Como todas las noches después de trabajar en su negocio de ropa, Esperanza se sentó junto a dos de sus hijos frente a la tele y se puso a ver la telenovela de la noche, no recuerda cuál, lo que sí recuerda bien es que unos minutos después escuchó los primeros disparos que la alejarían de su hogar tres años después.

Por aquellos días, para Esperanza no era novedad escuchar balaceras por las calles de la ranchería sinaloense de Ocuragüe, del municipio de Sinaloa de Leyva, pero siempre había una advertencia previa que los hacía “correr al monte”.

Pero ese 11 de enero de 2012 nadie le advirtió a Esperanza. Sólo escuchó esos primeros balazos, que se sentían tan cercanos como si estuvieran acribillando a su propio hogar. Con cautela apagó la televisión y todas las luces y corrió a esconderse junto con sus hijos, lejos de la entrada y de las ventanas. Escuchaba a su vecina que pedía ayuda, también oía a niños llorando, pero el miedo no la dejó salir.

Se quedó con sus hijos, abrazados en silencio toda la noche mirándose en la oscuridad. Con los primeros rayos del sol, llegó la valentía para salir a la calle, a unos pasos de su casa encontró a sus vecinos que yacían muertos: padre, madre e hijo.

Pasaron unos minutos antes de que iniciara el caos, pues se empezó a correr el rumor que dejaron los sicarios: o se unen a nosotros o se van, si no, aténganse a morir.
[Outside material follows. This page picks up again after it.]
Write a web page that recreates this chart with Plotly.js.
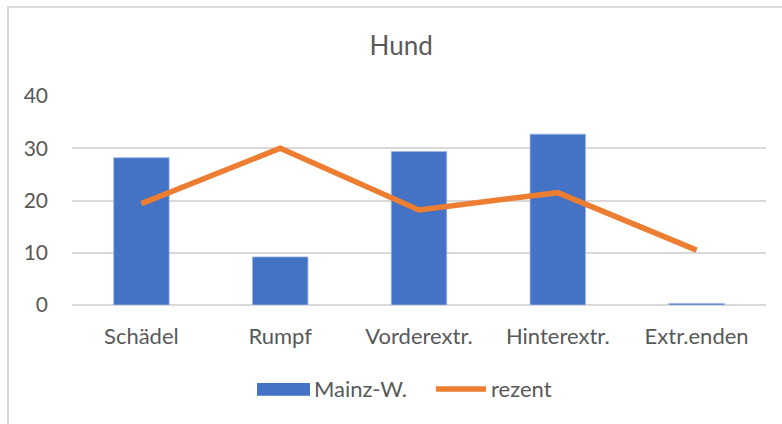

A principios de ese año, células del cártel de Sinaloa disputaban varios municipios a los Beltrán Leyva. Los pobladores de la zona montañosa quedaron en medio de esta guerra.

El éxodo. Por las calles la gente lloraba, gritaba y corría de un lado para otro. Algunos montaban sus maletas en sus carros y camionetas, otros ponían sus pertenencias sobre burros y caballos, pero los más no tenían cómo salir. Algunos corrieron a la zona militar de Surutato, pero el Ejército nunca les abrió la puerta.

Al final del día, alrededor 100 familias, más de 400 personas, abandonaron Ocuragüe, en los días posteriores, más de 30 comunidades aledañas sufrieron el mismo destino.

La mayoría se mudaron a Guamúchil o Culiacán. La de ella es sólo una de las casi 600 familias expulsadas en los últimos años.
En los tres años siguientes han acudido a todos los niveles de gobierno, pero no han tenido respuesta.

—¿Ha considerado no volver?—se le cuestiona a Esperanza, que al convertirse en la cara más visible de los desplazados sinaloenses ha recibido, junto con varios compañeros, hostigamientos y amenazas de muerte.

Permanece en silencio, mira su manos acomodadas en su regazo y luego levanta la mirada.

—Esa sería la última opción, nosotros queremos volver, ahí está nuestra vida; en Guamúchil no nos gusta. Si no hay de otra, sí, pero nuestra vida está allá.